# START OF Dataset extract

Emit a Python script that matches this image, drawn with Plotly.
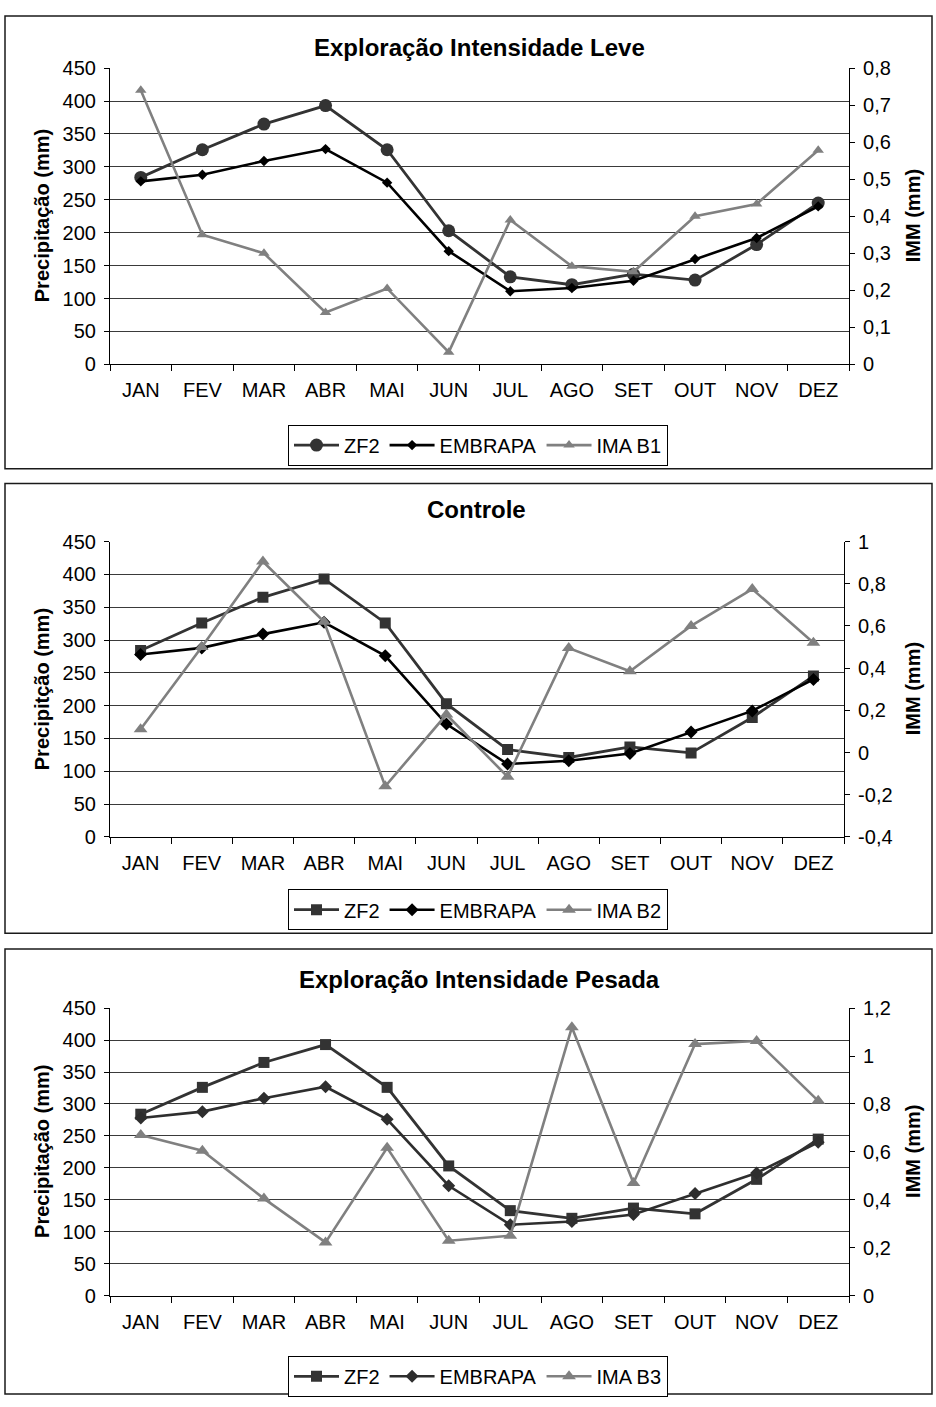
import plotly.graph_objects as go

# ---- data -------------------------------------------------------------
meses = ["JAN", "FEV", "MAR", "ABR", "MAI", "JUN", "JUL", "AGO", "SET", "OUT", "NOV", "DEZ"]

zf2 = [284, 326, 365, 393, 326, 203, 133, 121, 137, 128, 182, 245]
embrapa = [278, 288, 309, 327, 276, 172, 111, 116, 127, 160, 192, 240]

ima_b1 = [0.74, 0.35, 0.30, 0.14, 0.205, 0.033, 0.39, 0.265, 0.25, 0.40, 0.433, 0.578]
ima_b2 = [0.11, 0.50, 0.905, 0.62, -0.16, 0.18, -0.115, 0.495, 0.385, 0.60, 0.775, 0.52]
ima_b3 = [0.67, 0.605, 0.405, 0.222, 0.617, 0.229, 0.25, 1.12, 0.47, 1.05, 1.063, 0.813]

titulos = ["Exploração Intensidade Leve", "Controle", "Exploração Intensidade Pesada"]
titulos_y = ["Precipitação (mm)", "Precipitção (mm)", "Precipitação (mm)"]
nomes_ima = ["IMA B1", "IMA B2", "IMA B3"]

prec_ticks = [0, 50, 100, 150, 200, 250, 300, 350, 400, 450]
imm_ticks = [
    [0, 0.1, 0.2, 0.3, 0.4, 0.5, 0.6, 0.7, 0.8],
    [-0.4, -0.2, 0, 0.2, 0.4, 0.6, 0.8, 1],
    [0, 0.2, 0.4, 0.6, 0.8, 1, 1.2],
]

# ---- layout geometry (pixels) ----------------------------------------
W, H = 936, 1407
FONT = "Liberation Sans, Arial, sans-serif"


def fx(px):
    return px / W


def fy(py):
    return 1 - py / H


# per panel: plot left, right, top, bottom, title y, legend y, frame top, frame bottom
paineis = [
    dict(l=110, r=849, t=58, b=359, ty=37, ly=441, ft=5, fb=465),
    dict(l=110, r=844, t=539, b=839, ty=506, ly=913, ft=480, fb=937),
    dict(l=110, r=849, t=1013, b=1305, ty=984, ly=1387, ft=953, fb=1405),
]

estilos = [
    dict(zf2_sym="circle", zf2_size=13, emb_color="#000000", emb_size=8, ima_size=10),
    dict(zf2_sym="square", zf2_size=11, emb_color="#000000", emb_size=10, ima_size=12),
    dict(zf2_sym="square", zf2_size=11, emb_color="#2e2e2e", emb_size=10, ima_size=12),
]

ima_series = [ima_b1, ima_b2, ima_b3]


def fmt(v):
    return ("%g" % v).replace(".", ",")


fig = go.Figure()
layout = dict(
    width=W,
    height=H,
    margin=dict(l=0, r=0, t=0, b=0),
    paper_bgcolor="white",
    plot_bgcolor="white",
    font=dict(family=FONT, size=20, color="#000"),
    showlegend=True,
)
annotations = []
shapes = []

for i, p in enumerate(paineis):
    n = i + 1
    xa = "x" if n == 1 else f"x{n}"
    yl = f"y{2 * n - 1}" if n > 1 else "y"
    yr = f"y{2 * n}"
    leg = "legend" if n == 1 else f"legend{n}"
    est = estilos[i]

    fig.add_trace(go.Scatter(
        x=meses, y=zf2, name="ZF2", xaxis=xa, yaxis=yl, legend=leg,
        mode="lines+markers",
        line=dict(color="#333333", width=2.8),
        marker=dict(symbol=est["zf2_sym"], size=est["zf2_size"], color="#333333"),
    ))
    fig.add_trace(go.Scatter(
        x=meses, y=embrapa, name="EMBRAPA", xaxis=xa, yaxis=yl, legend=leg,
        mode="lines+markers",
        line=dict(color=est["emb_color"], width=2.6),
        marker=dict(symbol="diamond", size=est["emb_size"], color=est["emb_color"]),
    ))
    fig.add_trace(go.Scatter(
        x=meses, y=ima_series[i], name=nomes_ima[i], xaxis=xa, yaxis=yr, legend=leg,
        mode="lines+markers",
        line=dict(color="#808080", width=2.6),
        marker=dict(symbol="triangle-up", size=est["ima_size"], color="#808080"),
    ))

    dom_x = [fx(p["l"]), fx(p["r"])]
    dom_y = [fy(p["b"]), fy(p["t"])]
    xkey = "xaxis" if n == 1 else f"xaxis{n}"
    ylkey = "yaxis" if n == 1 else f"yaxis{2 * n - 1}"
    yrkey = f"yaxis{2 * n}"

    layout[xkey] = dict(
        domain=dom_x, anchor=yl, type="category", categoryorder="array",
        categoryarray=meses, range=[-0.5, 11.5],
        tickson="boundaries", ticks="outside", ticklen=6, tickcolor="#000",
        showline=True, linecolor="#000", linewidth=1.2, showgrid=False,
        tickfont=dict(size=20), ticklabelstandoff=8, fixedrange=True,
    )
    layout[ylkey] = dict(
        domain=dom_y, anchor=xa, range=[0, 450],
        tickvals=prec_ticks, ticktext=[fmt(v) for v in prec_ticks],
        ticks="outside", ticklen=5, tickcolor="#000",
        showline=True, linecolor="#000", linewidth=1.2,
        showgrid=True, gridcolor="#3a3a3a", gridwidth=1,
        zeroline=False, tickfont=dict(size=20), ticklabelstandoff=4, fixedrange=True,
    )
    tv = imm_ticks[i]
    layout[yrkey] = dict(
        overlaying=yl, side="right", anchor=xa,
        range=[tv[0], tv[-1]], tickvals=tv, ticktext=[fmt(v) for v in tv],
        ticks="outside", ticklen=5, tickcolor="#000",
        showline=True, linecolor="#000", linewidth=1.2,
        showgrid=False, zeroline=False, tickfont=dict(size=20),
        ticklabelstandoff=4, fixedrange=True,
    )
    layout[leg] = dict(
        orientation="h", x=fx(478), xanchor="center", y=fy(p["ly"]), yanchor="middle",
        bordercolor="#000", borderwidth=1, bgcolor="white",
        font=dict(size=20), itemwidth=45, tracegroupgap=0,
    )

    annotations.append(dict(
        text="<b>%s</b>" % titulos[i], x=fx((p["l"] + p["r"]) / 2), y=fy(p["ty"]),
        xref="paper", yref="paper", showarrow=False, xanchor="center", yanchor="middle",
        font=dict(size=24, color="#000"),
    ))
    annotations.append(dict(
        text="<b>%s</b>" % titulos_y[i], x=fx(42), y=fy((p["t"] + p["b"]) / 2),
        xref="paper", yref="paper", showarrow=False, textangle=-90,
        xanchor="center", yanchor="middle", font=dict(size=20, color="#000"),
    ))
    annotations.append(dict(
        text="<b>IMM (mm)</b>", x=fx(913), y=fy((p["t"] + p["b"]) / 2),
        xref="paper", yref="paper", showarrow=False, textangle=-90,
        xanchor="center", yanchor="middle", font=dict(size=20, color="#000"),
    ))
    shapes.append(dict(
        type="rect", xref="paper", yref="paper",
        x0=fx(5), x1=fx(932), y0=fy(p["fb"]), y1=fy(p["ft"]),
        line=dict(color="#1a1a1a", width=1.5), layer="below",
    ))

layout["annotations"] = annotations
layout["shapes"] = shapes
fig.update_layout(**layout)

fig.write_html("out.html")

# END OF Dataset extract

• Objective
Every line from the top of the material above through the line with "1.05, 1.063, 0.813]" should be duplicated exactly, please; leave out the pictures.

• Answer to the task
Emit a Python script that matches this image, drawn with Plotly.
import plotly.graph_objects as go

# ---- data -------------------------------------------------------------
meses = ["JAN", "FEV", "MAR", "ABR", "MAI", "JUN", "JUL", "AGO", "SET", "OUT", "NOV", "DEZ"]

zf2 = [284, 326, 365, 393, 326, 203, 133, 121, 137, 128, 182, 245]
embrapa = [278, 288, 309, 327, 276, 172, 111, 116, 127, 160, 192, 240]

ima_b1 = [0.74, 0.35, 0.30, 0.14, 0.205, 0.033, 0.39, 0.265, 0.25, 0.40, 0.433, 0.578]
ima_b2 = [0.11, 0.50, 0.905, 0.62, -0.16, 0.18, -0.115, 0.495, 0.385, 0.60, 0.775, 0.52]
ima_b3 = [0.67, 0.605, 0.405, 0.222, 0.617, 0.229, 0.25, 1.12, 0.47, 1.05, 1.063, 0.813]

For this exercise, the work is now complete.